Violence has surged in many parts of Brazil, home to seven of the world’s 20 most violentcities, in recent years.
Last year, homicides rose to a record high figure of 63,880, up 2.9 percent from 2016, according to the Brazilian Forum of Public Security.
“Crime is a major popular concern … and it is an issue across the country, which affects all social classes, although the poor most,” Spektor said, adding that Bolsonaro had a “message on crime” and Haddad didn’t.
Bolsonaro, a former army captain, has pledged to tackle the security crisis by militarising the police, cracking down on criminal offenders by allowing officers greater freedom to kill, and loosening public gun laws.
His proposals are unlikely to prove successful, however, according to Spektor.
“The solutions he is offering have been shown to have no effect on troubling crime, on the contrary, the notion that a tough hand on crime works has been proven incorrect by existing evidence,” he said.
“What there is evidence of is that the further militarisation of police increases very dramatically the number of homicides and killings.”
In Rio, Bolsonaro’s electoral stronghold, a military takeover of policing since February in response to acute violence throughout the city has coincided with a rise in homicide rates compared with the same period last year.
Style, not substance
According to Lapper, Bolsonaro’s appeal is not driven by well-considered policy ideas, but rather his ability to present “simple answers to complex problems”, regardless of their efficacy.
In his more than two decades in Congress, Bolsonaro has only had two of his own bills passed into law, despite having proposed about 170 pieces of legislation.
Allesandra Maia Terra de Faria, a professor of social science at the Rio-based Pontifical Catholic University, said Bolsonaro’s strategy has never been about having “a clear plan, or any kind of stability”.
“He’s always got one phrase to sum up everything, but which also means nothing,” de Faria said.
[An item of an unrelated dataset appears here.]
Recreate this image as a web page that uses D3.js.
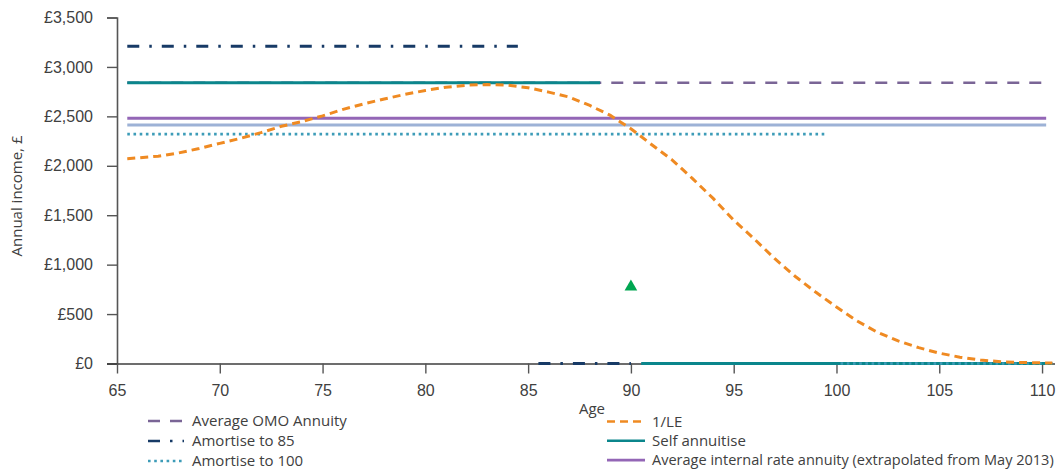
<!DOCTYPE html>
<html>
<head>
<meta charset="utf-8">
<script src="https://cdn.jsdelivr.net/npm/d3@7/dist/d3.min.js"></script>
<style>
  html, body { margin: 0; padding: 0; background: #fff; }
  svg { display: block; font-family: "Open Sans", "Noto Sans", sans-serif; }
</style>
</head>
<body>
<svg id="chart" width="1060" height="470"></svg>
<script>
// Tick values
const xTicks = [65, 70, 75, 80, 85, 90, 95, 100, 105, 110];
const yTicks = [0, 500, 1000, 1500, 2000, 2500, 3000, 3500];

// Income paths by age: [age, annual income £]; null breaks the line
const omoAnnuity = [[65.5, 2840], [110, 2840]];
const amortise85 = [[65.5, 3210], [84.5, 3210], [85, null], [85.5, 0], [90, 0]];
const amortise100 = [[65.5, 2320], [99.5, 2320], [100, null], [100.2, 0], [110.5, 0]];
const selfAnnuitise = [[65.5, 2840], [88.5, 2840], [89, null], [90.5, 0], [110.5, 0]];
const internalRate = [[65.5, 2480], [110.2, 2480]];
const otherAnnuity = [[65.5, 2413], [110.2, 2413]];
const lifeExpectancy = [
  [65.5, 2072], [66, 2080], [67, 2097], [68, 2130], [69, 2175], [70, 2227],
  [71, 2277], [72, 2335], [73, 2400], [74, 2447], [75, 2505], [76, 2571],
  [77, 2626], [78, 2676], [79, 2722], [80, 2762], [81, 2795], [82, 2815],
  [83, 2822], [84, 2815], [85, 2790], [86, 2745], [87, 2695], [88, 2610],
  [89, 2510], [90, 2375], [91, 2215], [92, 2060], [93, 1870], [94, 1670],
  [95, 1450], [96, 1260], [97, 1060], [98, 880], [99, 720], [100, 572],
  [101, 430], [102, 315], [103, 228], [104, 160], [105, 105], [106, 64],
  [107, 36], [108, 17], [109, 10], [110, 6], [110.5, 5]
];
const markerPoint = [[90, 775]];

(function () {
  const svg = d3.select("#chart");
  const width = 1060;
  const plotLeft = 117, plotRight = 1055, plotTop = 17.5, plotBottom = 363.5;

  const x = d3.scaleLinear().domain([65, 110.63]).range([plotLeft, plotRight]);
  const y = d3.scaleLinear().domain([0, 3500]).range([plotBottom, plotTop]);

  const axisColor = "#3c3c3c";
  const textColor = "#404040";

  // Y axis
  const yAxis = svg.append("g")
    .attr("transform", `translate(${plotLeft},0)`)
    .call(d3.axisLeft(y).tickValues(yTicks).tickSize(10).tickPadding(14)
      .tickFormat(d => "£" + d3.format(",")(d)));
  yAxis.select(".domain").attr("stroke", "#555").attr("stroke-width", 1.6);
  yAxis.selectAll(".tick line").attr("stroke", "#555").attr("stroke-width", 1.4);
  yAxis.selectAll(".tick text").attr("fill", textColor).style("font-size", "16px");

  // X axis
  const xAxis = svg.append("g")
    .attr("transform", `translate(0,${plotBottom})`)
    .call(d3.axisBottom(x).tickValues(xTicks).tickSize(10).tickPadding(11).tickSizeOuter(0));
  xAxis.select(".domain").attr("stroke", axisColor).attr("stroke-width", 1.5)
    .attr("d", `M${plotLeft - 10},0.5H${plotRight}`);
  xAxis.selectAll(".tick line").attr("stroke", "#555").attr("stroke-width", 1.4);
  xAxis.selectAll(".tick text").attr("fill", textColor).style("font-size", "16px");

  // Axis titles
  svg.append("text")
    .attr("transform", `translate(22,196) rotate(-90)`)
    .attr("text-anchor", "middle")
    .attr("fill", textColor)
    .style("font-size", "15px")
    .text("Annual income, £");

  svg.append("text")
    .attr("x", 592).attr("y", 414)
    .attr("text-anchor", "middle")
    .attr("fill", textColor)
    .style("font-size", "15px")
    .text("Age");

  const line = d3.line()
    .defined(d => d[1] !== null)
    .x(d => x(d[0]))
    .y(d => y(d[1]));

  const styles = {
    omo: { stroke: "#7a6596", width: 2.6, dash: "12,10" },
    am85: { stroke: "#173a66", width: 3, dash: "12,10,2.5,10" },
    am100: { stroke: "#3d9cb8", width: 2.6, dash: "2.6,3.6" },
    self: { stroke: "#0b868c", width: 3.2, dash: null },
    irr: { stroke: "#9366b6", width: 3, dash: null },
    other: { stroke: "#9db2d6", width: 3, dash: null },
    le: { stroke: "#ef8a22", width: 3, dash: "8,5" }
  };

  const plot = svg.append("g").attr("fill", "none");
  function drawPath(data, s) {
    plot.append("path")
      .datum(data)
      .attr("d", line)
      .attr("stroke", s.stroke)
      .attr("stroke-width", s.width)
      .attr("stroke-dasharray", s.dash);
  }

  drawPath(omoAnnuity, styles.omo);
  drawPath(otherAnnuity, styles.other);
  drawPath(internalRate, styles.irr);
  drawPath(selfAnnuitise, styles.self);
  drawPath(amortise85, styles.am85);
  drawPath(amortise100, styles.am100);
  drawPath(lifeExpectancy, styles.le);

  svg.append("g").selectAll("path")
    .data(markerPoint)
    .join("path")
    .attr("transform", d => `translate(${x(d[0])},${y(d[1])})`)
    .attr("d", d3.symbol(d3.symbolTriangle, 70))
    .attr("fill", "#00a651");

  // Legend
  const legendLeft = [
    { label: "Average OMO Annuity", s: styles.omo },
    { label: "Amortise to 85", s: styles.am85 },
    { label: "Amortise to 100", s: styles.am100 }
  ];
  const legendRight = [
    { label: "1/LE", s: styles.le },
    { label: "Self annuitise", s: styles.self },
    { label: "Average internal rate annuity (extrapolated from May 2013)", s: styles.irr }
  ];

  function drawLegend(items, x0, lineLen, textX, y0, step, size) {
    const g = svg.append("g");
    items.forEach((it, i) => {
      const yy = y0 + i * step;
      g.append("line")
        .attr("x1", x0).attr("x2", x0 + lineLen)
        .attr("y1", yy).attr("y2", yy)
        .attr("stroke", it.s.stroke)
        .attr("stroke-width", Math.min(it.s.width, 2.6))
        .attr("stroke-dasharray", it.s.dash);
      const t = g.append("text")
        .attr("x", textX).attr("y", yy)
        .attr("dy", "0.35em")
        .attr("fill", textColor)
        .style("font-size", size + "px")
        .text(it.label);
      // shrink long labels so they stay inside the right edge
      const room = width - 6 - textX;
      const len = t.node().getComputedTextLength();
      if (len > room) {
        t.style("font-size", (size * room / len).toFixed(2) + "px");
      }
    });
  }
  drawLegend(legendLeft, 148, 36, 192, 421, 20, 15);
  drawLegend(legendRight, 607, 38, 652, 421.5, 19.3, 15);
})();
</script>
</body>
</html>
This rhetoric, however, has enabled him to unite various voting blocs within the Brazilian right, according to Lapper.
“There are three bits of the right in Brazil: the nostalgia right, who yearn for the security of the military dictatorship; the social right, which is linked to this very big evangelical community in Brazil; and a liberal right, who are always railing about the hypertrophy of the Brazilian state,” he said.
“All these things have come together in Bolsonaro.”
Rejection and resistance
But while Bolsonaro’s bid for office proved successful, his candidacy also met forceful resistance from large sections of Brazilian society.
The opposition to Bolsonaro has been driven by his numerous discriminatory comments on race, gender and sexual orientation, as well as remarks in favour of torture and Brazil’s former military dictatorship, in power from 1964 to 1985, which have angered and alarmed millions of Brazilians.
Bolsonaro has described having a daughter as a “weakness”, told a congresswoman she was “too ugly” to be raped, claimed some black people were not “even good for procreation”, and said he would rather one of his four sons “die in an accident” than be gay.
In September, he was stabbed while campaigning in the city of Juiz de Fora, in southeastern Minas Gerais state.
His suspected assailant told authorities he had been “ordered by God” to carry out the attack, which forced Bolsonaro to withdraw from the public campaign trail while he recovered from injuries sustained in the assault.
On September 29, hundreds of thousands of people marched in cities throughout Brazil as part of the social media-driven and women-led #EleNao (#NotHim) protest against his candidacy.
“We have a society in transition and he represents everything that is old and more conservative in Brazil,” de Faria said.
“This is the saddest thing about Bolsonaro.”